:: To be done ::
Up to and including the line with "[big label] (aht)", write out the listing from its first line, minus the pictures.

:: Supplied material ::
+ + +

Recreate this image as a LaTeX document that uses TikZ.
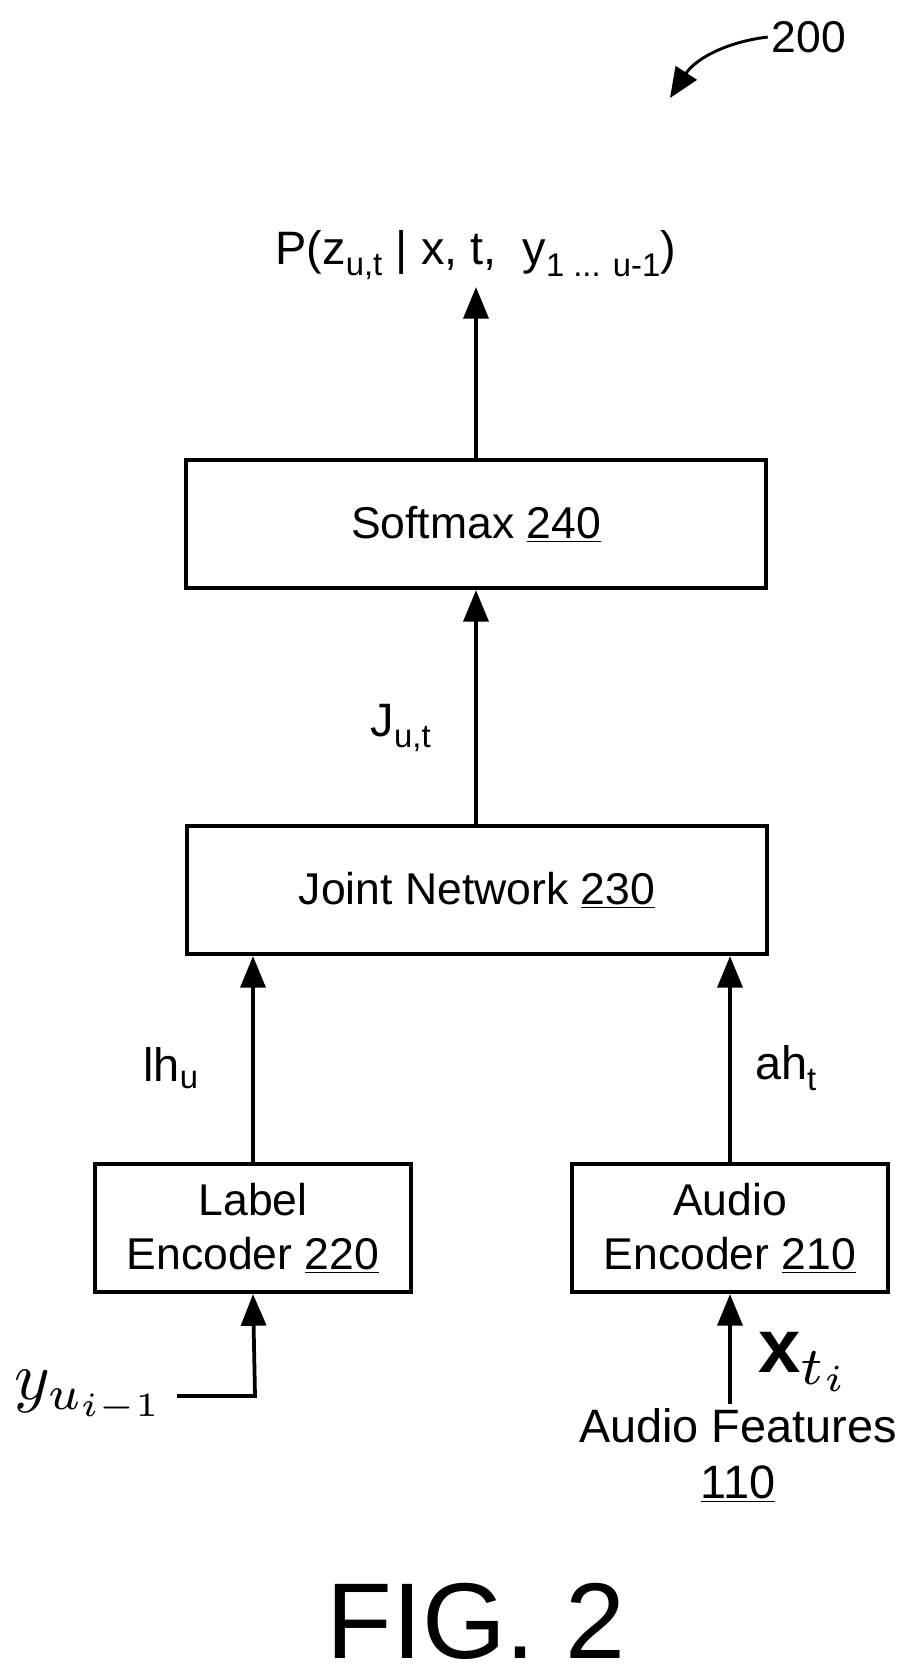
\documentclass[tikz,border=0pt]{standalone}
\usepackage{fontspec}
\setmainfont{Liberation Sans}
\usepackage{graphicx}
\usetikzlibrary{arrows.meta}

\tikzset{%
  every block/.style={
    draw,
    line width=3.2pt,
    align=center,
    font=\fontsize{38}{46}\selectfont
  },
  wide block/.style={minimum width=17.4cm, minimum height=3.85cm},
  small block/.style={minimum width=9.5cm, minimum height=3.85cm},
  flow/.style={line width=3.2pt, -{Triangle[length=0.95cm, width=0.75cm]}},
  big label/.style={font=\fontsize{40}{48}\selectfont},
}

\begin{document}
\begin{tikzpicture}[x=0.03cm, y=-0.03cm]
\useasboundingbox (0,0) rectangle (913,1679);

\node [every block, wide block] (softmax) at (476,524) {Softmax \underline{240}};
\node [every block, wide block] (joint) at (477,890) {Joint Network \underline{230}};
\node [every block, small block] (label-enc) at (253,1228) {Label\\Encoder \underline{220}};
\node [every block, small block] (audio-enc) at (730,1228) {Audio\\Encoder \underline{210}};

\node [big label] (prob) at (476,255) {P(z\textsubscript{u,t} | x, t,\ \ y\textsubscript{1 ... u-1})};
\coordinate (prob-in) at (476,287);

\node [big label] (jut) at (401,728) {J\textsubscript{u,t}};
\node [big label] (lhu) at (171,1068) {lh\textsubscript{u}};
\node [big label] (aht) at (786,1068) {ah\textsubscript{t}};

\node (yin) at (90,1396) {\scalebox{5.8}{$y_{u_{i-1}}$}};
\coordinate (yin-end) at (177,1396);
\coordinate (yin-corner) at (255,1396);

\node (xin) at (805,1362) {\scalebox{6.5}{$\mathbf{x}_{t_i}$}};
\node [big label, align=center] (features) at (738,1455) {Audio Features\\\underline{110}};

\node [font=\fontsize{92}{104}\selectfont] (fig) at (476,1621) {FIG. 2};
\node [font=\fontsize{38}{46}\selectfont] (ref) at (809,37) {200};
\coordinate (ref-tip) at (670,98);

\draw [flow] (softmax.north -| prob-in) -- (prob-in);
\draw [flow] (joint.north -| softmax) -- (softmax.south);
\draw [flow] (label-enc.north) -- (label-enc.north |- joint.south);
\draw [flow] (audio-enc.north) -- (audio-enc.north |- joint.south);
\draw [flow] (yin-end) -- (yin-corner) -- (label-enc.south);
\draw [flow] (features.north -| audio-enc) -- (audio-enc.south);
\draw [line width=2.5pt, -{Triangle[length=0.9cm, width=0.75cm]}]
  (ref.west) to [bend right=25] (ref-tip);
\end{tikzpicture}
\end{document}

+ + +

:: Written response ::
Recreate this image as a LaTeX document that uses TikZ.
\documentclass[tikz,border=0pt]{standalone}
\usepackage{fontspec}
\setmainfont{Liberation Sans}
\usepackage{graphicx}
\usetikzlibrary{arrows.meta}

\tikzset{%
  every block/.style={
    draw,
    line width=3.2pt,
    align=center,
    font=\fontsize{38}{46}\selectfont
  },
  wide block/.style={minimum width=17.4cm, minimum height=3.85cm},
  small block/.style={minimum width=9.5cm, minimum height=3.85cm},
  flow/.style={line width=3.2pt, -{Triangle[length=0.95cm, width=0.75cm]}},
  big label/.style={font=\fontsize{40}{48}\selectfont},
}

\begin{document}
\begin{tikzpicture}[x=0.03cm, y=-0.03cm]
\useasboundingbox (0,0) rectangle (913,1679);

\node [every block, wide block] (softmax) at (476,524) {Softmax \underline{240}};
\node [every block, wide block] (joint) at (477,890) {Joint Network \underline{230}};
\node [every block, small block] (label-enc) at (253,1228) {Label\\Encoder \underline{220}};
\node [every block, small block] (audio-enc) at (730,1228) {Audio\\Encoder \underline{210}};

\node [big label] (prob) at (476,255) {P(z\textsubscript{u,t} | x, t,\ \ y\textsubscript{1 ... u-1})};
\coordinate (prob-in) at (476,287);

\node [big label] (jut) at (401,728) {J\textsubscript{u,t}};
\node [big label] (lhu) at (171,1068) {lh\textsubscript{u}};
\node [big label] (aht) at (786,1068) {ah\textsubscript{t}};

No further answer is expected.